Monday, March 18, 2019
Rent Payment One Cent Short Won’t Suffice, but Defense to UD Possible
By a MetNews Staff Writer
The Appellate Division of the Los Angeles Superior Court has reversed a judgment in favor of a tenant in an unlawful detainer case, holding that substantial evidence does not support a jury’s finding that he paid his rent prior to being served with a three-day notice because the check he proffered was for an amount that was one cent short.
However, the court said, in an opinion released yesterday after the Court of Appeal declined to take the case up, the tenant might have an equitable defense that can be raised on remand.
Judge Alex Ricciardulli wrote the opinion, filed Jan. 30. It reverses a judgment by Los Angeles Superior Court Judge Michael B. Harwin.
The tenant, David Terhune, paid rent, by check, in the amount of $507.60—one cent less than the proper amount. The check was returned and the landlord, J.S. Bawa, on June 12, 2017, served a three-day notice to quit or pay rent.

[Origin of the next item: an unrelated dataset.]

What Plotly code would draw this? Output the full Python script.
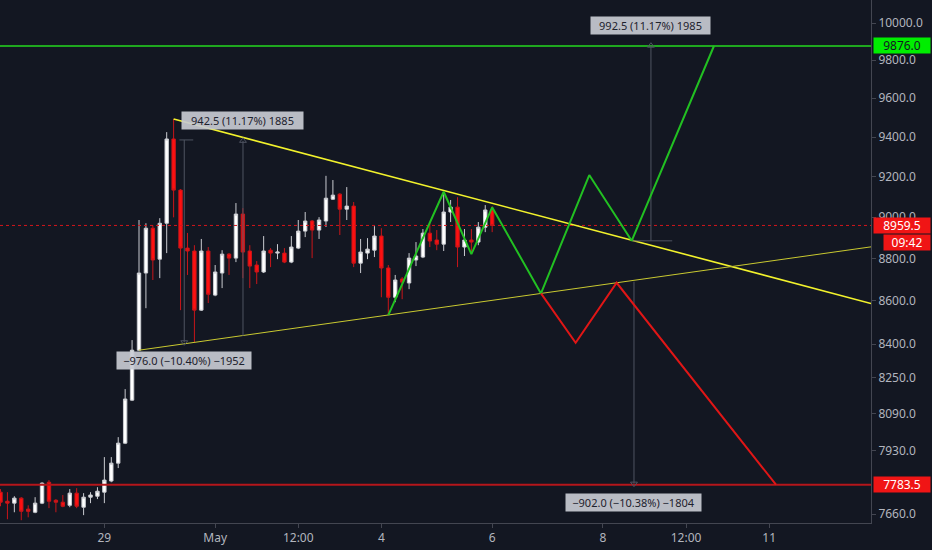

Terhune did not write a new check in the proper amount and Bawa instituted an action in unlawful detainer.
Defenses Not Considered
Ricciardulli said that because the jury found—erroneously—that Terhune did pay rent, “it did not address whether there was a legitimate defense to the unlawful detainer cause of action.”
Pointing to a possible defense that may be raised on remand, he said:
“[W[hen a landlord refuses to accept rent that is one penny short of the required amount, without any legitimate intent other than to manufacture a default in order to evict a tenant, a tenant may assert the landlord’s bad faith as an unlawful detainer defense.”
The judge noted that questions on the verdict form that were permissibly not answered by the jury, in light of its determination that Terhune had, in fact, paid rent, included whether the three-day notice was valid, whether it set forth the correct amount, and whether Bawa had waived the right to reject Terhune’s check in the amount of $507.60.
“[A]s the jury failed to determine whether plaintiff proved all the elements of the unlawful detainer action, plaintiff is not entitled to have the court enter judgment in his favor on remand. Both plaintiff and defendant must be afforded the opportunity to litigate the issues in a new trial.”
The case is Bawa v. Terhune, BV 032618.